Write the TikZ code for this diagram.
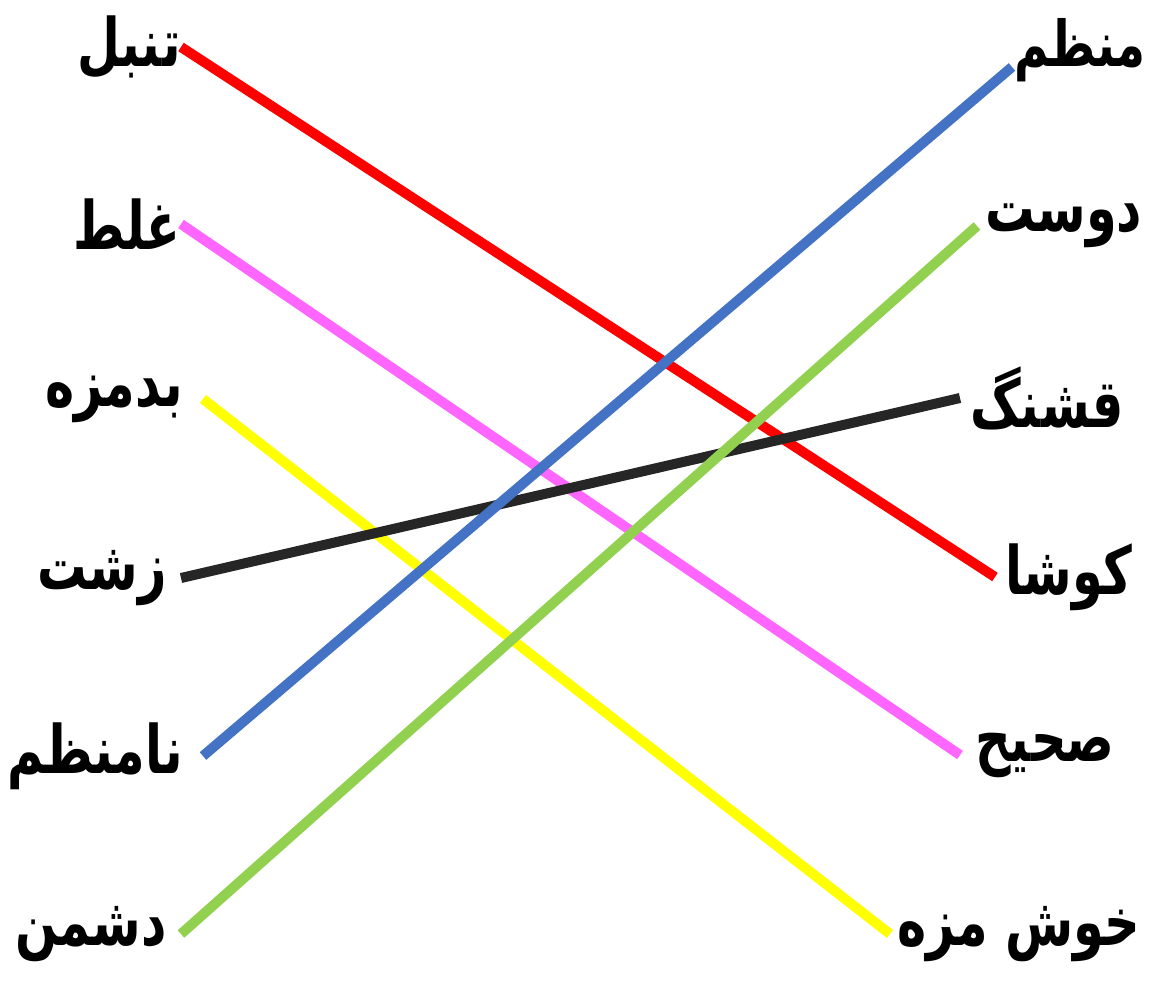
\documentclass[tikz,border=0pt]{standalone}
\usepackage{fontspec}
\usepackage{xcolor}
\usetikzlibrary{positioning}
\TeXXeTstate=1
\newfontfamily\farsi[Script=Arabic, FakeStretch=0.74]{DejaVu Sans}
\newcommand{\fa}[1]{\beginR #1\endR}
\definecolor{cred}{HTML}{FF0000}
\definecolor{cpink}{HTML}{FF66FF}
\definecolor{cyellow}{HTML}{FFFF00}
\definecolor{cblack}{HTML}{262626}
\definecolor{cblue}{HTML}{4472C4}
\definecolor{cgreen}{HTML}{92D050}

\begin{document}
\begin{tikzpicture}[x=0.02cm, y=-0.02cm,
  every node/.style={font=\farsi\bfseries\fontsize{38}{42}\selectfont, inner ysep=0pt},
  wl/.style={anchor=east, inner xsep=#1}, wl/.default=0cm,
  wr/.style={anchor=west, inner xsep=#1}, wr/.default=0.2cm,
  link/.style={line width=5.7pt}]
  \useasboundingbox (0,0) rectangle (1153,983);
  % left column
  \node[wl]        (tanbal)  at (181,47)  {\fa{تنبل}};
  \node[wl]        (ghalat)  at (181,224) {\fa{غلط}};
  \node[wl=0.4cm]  (badmaze) at (203,399) {\fa{بدمزه}};
  \node[wl=0.28cm] (zesht)   at (181,578) {\fa{زشت}};
  \node[wl=0.4cm]  (namonaz) at (203,756) {\fa{نامنظم}};
  \node[wl=0.28cm] (doshman) at (181,934) {\fa{دشمن}};
  % right column
  \node[wr=0.05cm, anchor=base west, font=\farsi\bfseries\fontsize{36}{42}\selectfont]
    (monaz) at (1012,67) {\fa{منظم}};
  \node[wr=0.16cm]            (doost)   at (977,226)  {\fa{دوست}};
  \node[wr]                   (ghashang) at (960,398) {\fa{قشنگ}};
  \node[wr]                   (kusha)   at (995,577)  {\fa{کوشا}};
  \node[wr=0.3cm]             (sahih)   at (960,755)  {\fa{صحیح}};
  \node[wr=0.14cm]            (khoshmaze) at (890,934) {\fa{خوش مزه}};
  % matches
  \draw[link, cred]    (tanbal.east)  -- (kusha.west);
  \draw[link, cpink]   (ghalat.east)  -- (sahih.west);
  \draw[link, cyellow] (badmaze.east) -- (khoshmaze.west);
  \draw[link, cblack]  (zesht.east)   -- (ghashang.west);
  \draw[link, cblue]   (namonaz.east) -- (monaz.base west);
  \draw[link, cgreen]  (doshman.east) -- (doost.west);
\end{tikzpicture}
\end{document}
▬▬▬▬▬▬
◆ Your objective
Quote the material exactly. Pictures stay out.

◆ Task output
Write the TikZ code for this diagram.
\documentclass[tikz,border=0pt]{standalone}
\usepackage{fontspec}
\usepackage{xcolor}
\usetikzlibrary{positioning}
\TeXXeTstate=1
\newfontfamily\farsi[Script=Arabic, FakeStretch=0.74]{DejaVu Sans}
\newcommand{\fa}[1]{\beginR #1\endR}
\definecolor{cred}{HTML}{FF0000}
\definecolor{cpink}{HTML}{FF66FF}
\definecolor{cyellow}{HTML}{FFFF00}
\definecolor{cblack}{HTML}{262626}
\definecolor{cblue}{HTML}{4472C4}
\definecolor{cgreen}{HTML}{92D050}

\begin{document}
\begin{tikzpicture}[x=0.02cm, y=-0.02cm,
  every node/.style={font=\farsi\bfseries\fontsize{38}{42}\selectfont, inner ysep=0pt},
  wl/.style={anchor=east, inner xsep=#1}, wl/.default=0cm,
  wr/.style={anchor=west, inner xsep=#1}, wr/.default=0.2cm,
  link/.style={line width=5.7pt}]
  \useasboundingbox (0,0) rectangle (1153,983);
  % left column
  \node[wl]        (tanbal)  at (181,47)  {\fa{تنبل}};
  \node[wl]        (ghalat)  at (181,224) {\fa{غلط}};
  \node[wl=0.4cm]  (badmaze) at (203,399) {\fa{بدمزه}};
  \node[wl=0.28cm] (zesht)   at (181,578) {\fa{زشت}};
  \node[wl=0.4cm]  (namonaz) at (203,756) {\fa{نامنظم}};
  \node[wl=0.28cm] (doshman) at (181,934) {\fa{دشمن}};
  % right column
  \node[wr=0.05cm, anchor=base west, font=\farsi\bfseries\fontsize{36}{42}\selectfont]
    (monaz) at (1012,67) {\fa{منظم}};
  \node[wr=0.16cm]            (doost)   at (977,226)  {\fa{دوست}};
  \node[wr]                   (ghashang) at (960,398) {\fa{قشنگ}};
  \node[wr]                   (kusha)   at (995,577)  {\fa{کوشا}};
  \node[wr=0.3cm]             (sahih)   at (960,755)  {\fa{صحیح}};
  \node[wr=0.14cm]            (khoshmaze) at (890,934) {\fa{خوش مزه}};
  % matches
  \draw[link, cred]    (tanbal.east)  -- (kusha.west);
  \draw[link, cpink]   (ghalat.east)  -- (sahih.west);
  \draw[link, cyellow] (badmaze.east) -- (khoshmaze.west);
  \draw[link, cblack]  (zesht.east)   -- (ghashang.west);
  \draw[link, cblue]   (namonaz.east) -- (monaz.base west);
  \draw[link, cgreen]  (doshman.east) -- (doost.west);
\end{tikzpicture}
\end{document}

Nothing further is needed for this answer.